Nevertheless, in March 2022, the South African office of the UNDP – the UN’s largest development aid agency, with offices in more than 170 countries – lent its official backing to the MMSEZ plan when it signed a non-binding memorandum of agreement (MOU). This promised technical backing and expertise along with other unspecified forms of support to foreign investors.
The wording of the MOU indicated that this was the foundation for a more formal partnership in the future, and internal correspondence suggested that the country office “was also considering how the funding for the action plan would be raised”.
Objections lodged
The agreement was signed by the UNDP’s South Africa representative Dr Ayodele Odusola, who was re-deployed to the agency’s Harare office four months ago.
Now, following a formal objection lodged more than a year ago by social and environmental groups Living Limpopo and Earthlife Africa, the UNDP’s endorsement is set to be cancelled.
In a 29-page final draft investigation report, which came to light at the weekend, the SECU formally recommended that UNDP pull the plug on supporting such a “high risk” project as no due diligence was conducted, as required by UNDP policy.

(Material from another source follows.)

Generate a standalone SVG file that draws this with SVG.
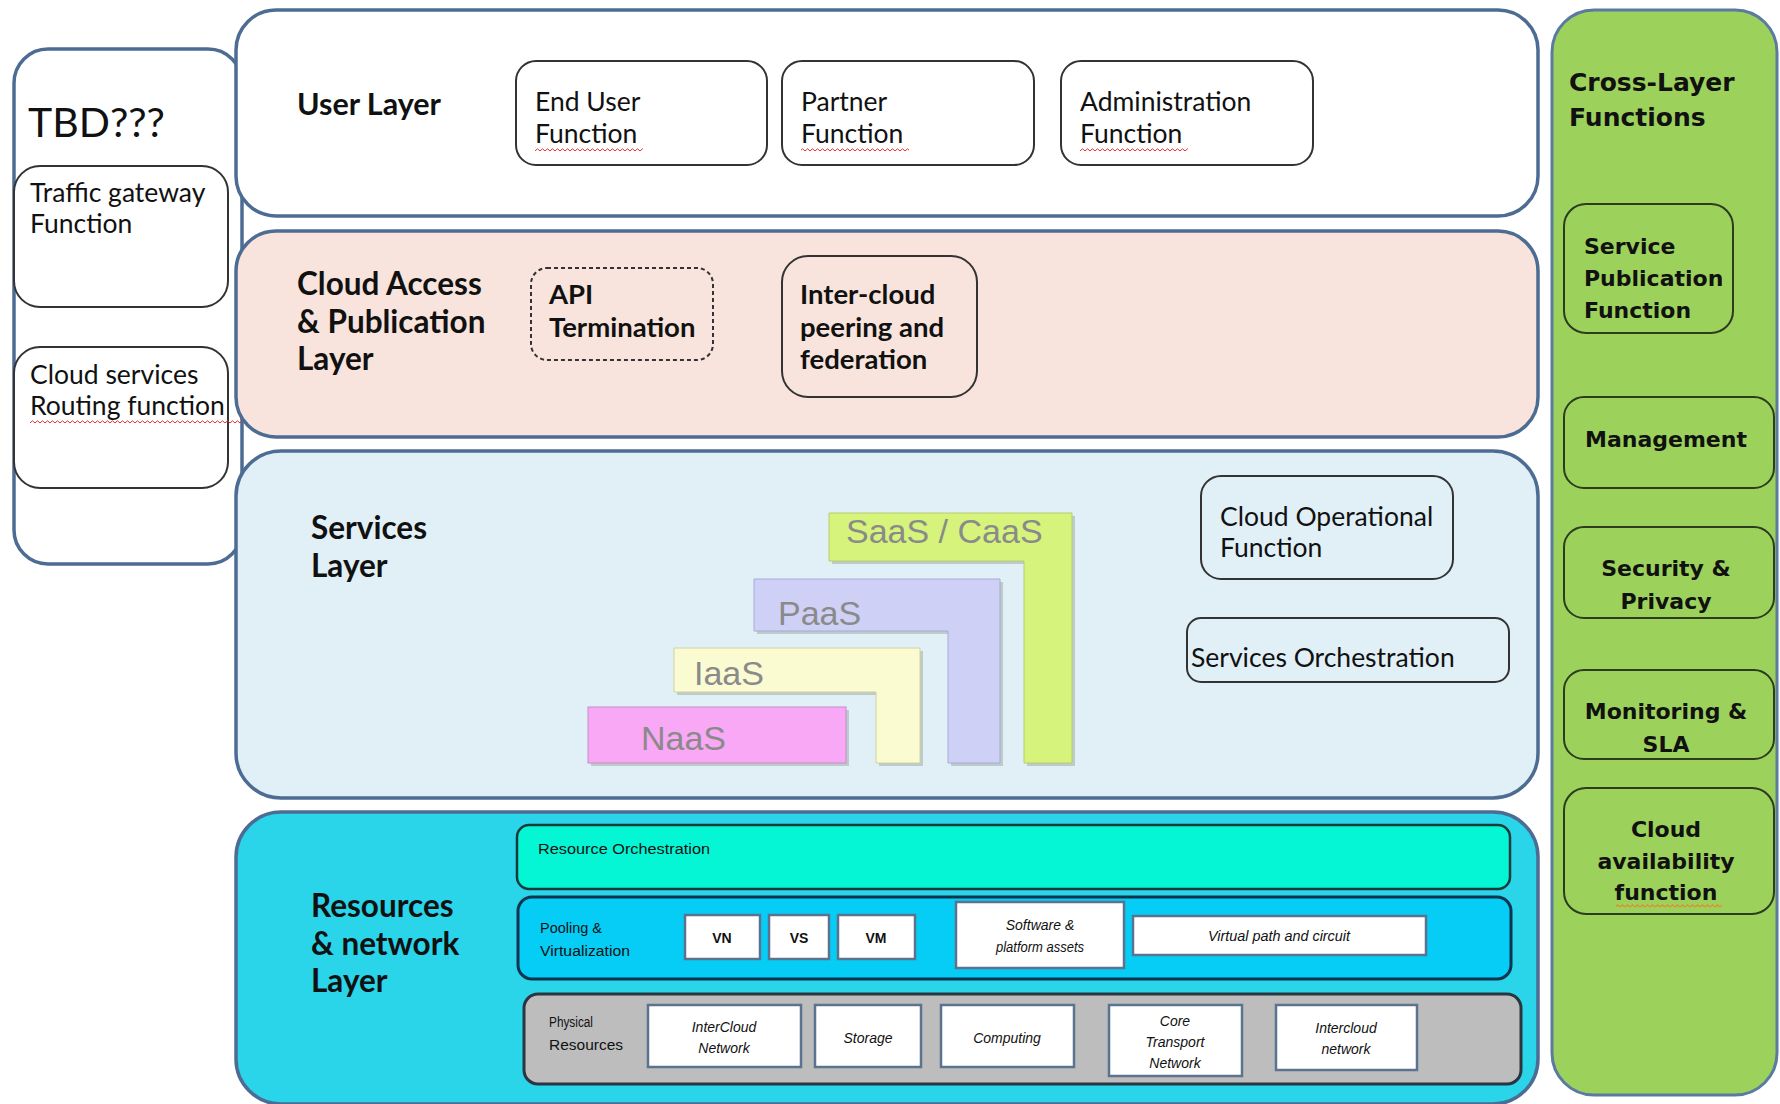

“The fact that the signing of the MOU resulted in UNDP being publicly identified as a partner means that the mere existence of the signed MOU had significance for (the Limpopo Economic Development Agency). This in turn exposed UNDP to whatever reputational risks may arise from being associated with a company, whose project (pursuant to the applicable policies) the UNDP considers to be high risk.”
Hailing the SECU decision as a significant victory, Living Limpopo spokesperson Lauren Liebenberg said: “The MMSEZ is an environmental and economic Chernobyl, and we are gratified that our objections to its endorsement by the UNDP in this manner has been upheld. We look forward to entering into a constructive dialogue with the UNDP on the alternative, nature-based economic development plan Vhembe Biosphere Reserve for which Living Limpopo advocates.”
https://www.dailymaverick.co.za/article/2021-05-25-killing-the-holy-ghost-inside-the-unlawful-bid-for-environmental-approval-of-the-musina-makhado-sez/
Robert Krause, a researcher at the Centre for Applied Legal Studies, suggested that the Limpopo heavy industry cluster also posed “a grave threat” to communities’ livelihoods and their way of life, water security, biodiversity and the prevention of runaway climate change.
“The UNDP and all decision-makers now have a new opportunity to meaningfully consult communities and other stakeholders on how to chart a people-centred development path that brings much-needed broad-based prosperity while conserving this irreplaceable landscape.”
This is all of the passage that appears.